Chapter 12 Flashcards
12.1: What are the common causes and effects of loss events?
The causes of loss events are typically due to one or more of the following:
- people (human error, negligence and criminal acts);
- processes (poor process design, excessive reliance on fallible human input or breakdown);
- systems (systems failure); and
- external events (weather, politics, terrorism or economic events).
The effects of loss events are:
- loss of resources (asset damage or loss of cash);
- loss of human resources (injury, ill health or death); and
- loss of reputation, including customer goodwill.
12.2: Under what circumstances may risk be tolerated? Contrast this with termination.
Risks may be tolerated where they are known and accepted. Usually this will mean that the level of risk exposure is
considered to be within the agreed appetite for the risk in question. Alternatively, a risk that exceeds appetite may be
tolerated because it is not cost effective to control the risk further and termination is not an option.
To accept a risk, it is important to have a good understanding of the level of exposure, in terms of probability and impact.
The decision to tolerate should be approved by management. The greater the level of exposure to be tolerated the more senior should be the level of management approving the toleration.
Termination is the decision to terminate exposure to the risk in question. Termination often means that operational
activities or premises are closed down. This may not be possible where these activities or premises are important to the
organisation and necessary for it to achieve its objectives.

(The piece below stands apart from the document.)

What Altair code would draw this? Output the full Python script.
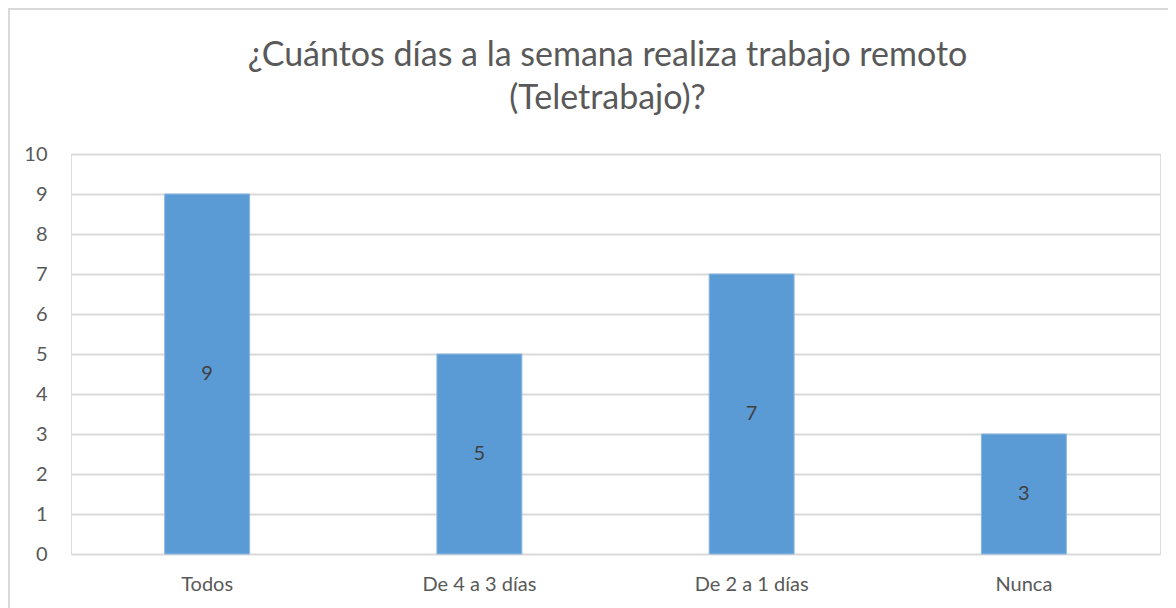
import altair as alt
import pandas as pd

categories = ["Todos", "De 4 a 3 días", "De 2 a 1 días", "Nunca"]
values = [9, 5, 7, 3]
y_ticks = list(range(0, 11))
title_lines = ["¿Cuántos días a la semana realiza trabajo remoto", "(Teletrabajo)?"]

df = pd.DataFrame({"cat": categories, "val": values})
df["mid"] = df["val"] / 2

W, H = 1089, 400
FONT = "Lato"
LBL = 20

x_axis = alt.Axis(labelAngle=0, labelFontSize=LBL, labelColor="#595959",
                  labelFont=FONT, ticks=False, domain=False, labelPadding=20, grid=False)
y_axis = alt.Axis(values=y_ticks, labelFontSize=LBL, labelColor="#595959",
                  labelFont=FONT, ticks=False, domain=False, labelPadding=24,
                  gridColor="#d9d9d9", gridWidth=2, labelOverlap=False)
x_scale = alt.Scale(paddingInner=0.688, paddingOuter=0.344)
y_scale = alt.Scale(domain=[0, 10], nice=False)

frame = alt.Chart(pd.DataFrame({"k": [0]})).mark_rect(
    fill=None, stroke="#d9d9d9", strokeWidth=2
).encode(x=alt.value(-62), x2=alt.value(W + 60), y=alt.value(-145), y2=alt.value(H + 120))

title1 = alt.Chart(pd.DataFrame({"t": [title_lines[0]]})).mark_text(
    fontSize=34, font=FONT, color="#595959", baseline="alphabetic", align="center"
).encode(text="t:N", x=alt.value(W / 2 - 8), y=alt.value(-88))

title2 = alt.Chart(pd.DataFrame({"t": [title_lines[1]]})).mark_text(
    fontSize=34, font=FONT, color="#595959", baseline="alphabetic", align="center"
).encode(text="t:N", x=alt.value(W / 2 - 8), y=alt.value(-45))

bars = alt.Chart(df).mark_bar(color="#5b9bd5", stroke="#8fb8e0", strokeWidth=1).encode(
    x=alt.X("cat:N", sort=categories, title=None, scale=x_scale, axis=x_axis),
    y=alt.Y("val:Q", title=None, scale=y_scale, axis=y_axis),
)

labels = alt.Chart(df).mark_text(fontSize=LBL, color="#404040", font=FONT).encode(
    x=alt.X("cat:N", sort=categories, title=None, scale=x_scale, axis=x_axis),
    y=alt.Y("mid:Q", title=None, scale=y_scale, axis=y_axis),
    text=alt.Text("val:Q"),
)

chart = alt.layer(frame, title1, title2, bars, labels).properties(
    width=W, height=H,
    autosize=alt.AutoSizeParams(type="none"),
    padding={"left": 63, "top": 146, "right": 8, "bottom": 54},
).configure_view(stroke=None).configure(background="white")

chart.save("out.html", embed_options={"renderer": "svg", "actions": False})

12.3: Categorise the following controls using the PCDD approach:
* smoke alarm
* financial reconciliation
* internal audit action plans
* insurance
* building security
* IT acceptable use policy
- smoke alarm – Detective
- financial reconciliation – Detective
- internal audit action plans – Directive
- insurance – Corrective
- building security – Preventive
- IT acceptable use policy – Directive
12.4: Distinguish funded from unfunded risk finance
Funded risk financing means putting in place arrangements (such as provisions or contingency loans) to help fund the
financial effects of loss events before these financial effects are incurred. Funding may take place before a loss event
has occurred. It may also take place afterwards, when there is a gap between the occurrence of the event and the
realisation of any financial effects.
Unfunded risk financing means that arrangements are not put in place to fund the financial effects of loss events; it
relies on cash flows and any capital in the balance sheet to pay for any financial effects. Unfunded risk financing may
be accidental, for example, where a financial effect is not identified or assessed inaccurately, or it may be deliberate, for
example where the level of financial effect is considered to be small relative to cash flows or capital or where funded risk
financing is not possible or too expensive.
12.5: How does business continuity planning fit with crisis management?
Crisis management addresses all stages of a crisis from the emergence of the causes of the crisis (which may emerge
days, weeks or years before the crisis event), through to the crisis event and its aftermath.
Business continuity plans help with containment and damage control, and support business recovery. Rapid recovery
should ensure that the continuity of organisational activities is maintained with the minimum disruption. Business
continuity planning is an important control in the crisis management process.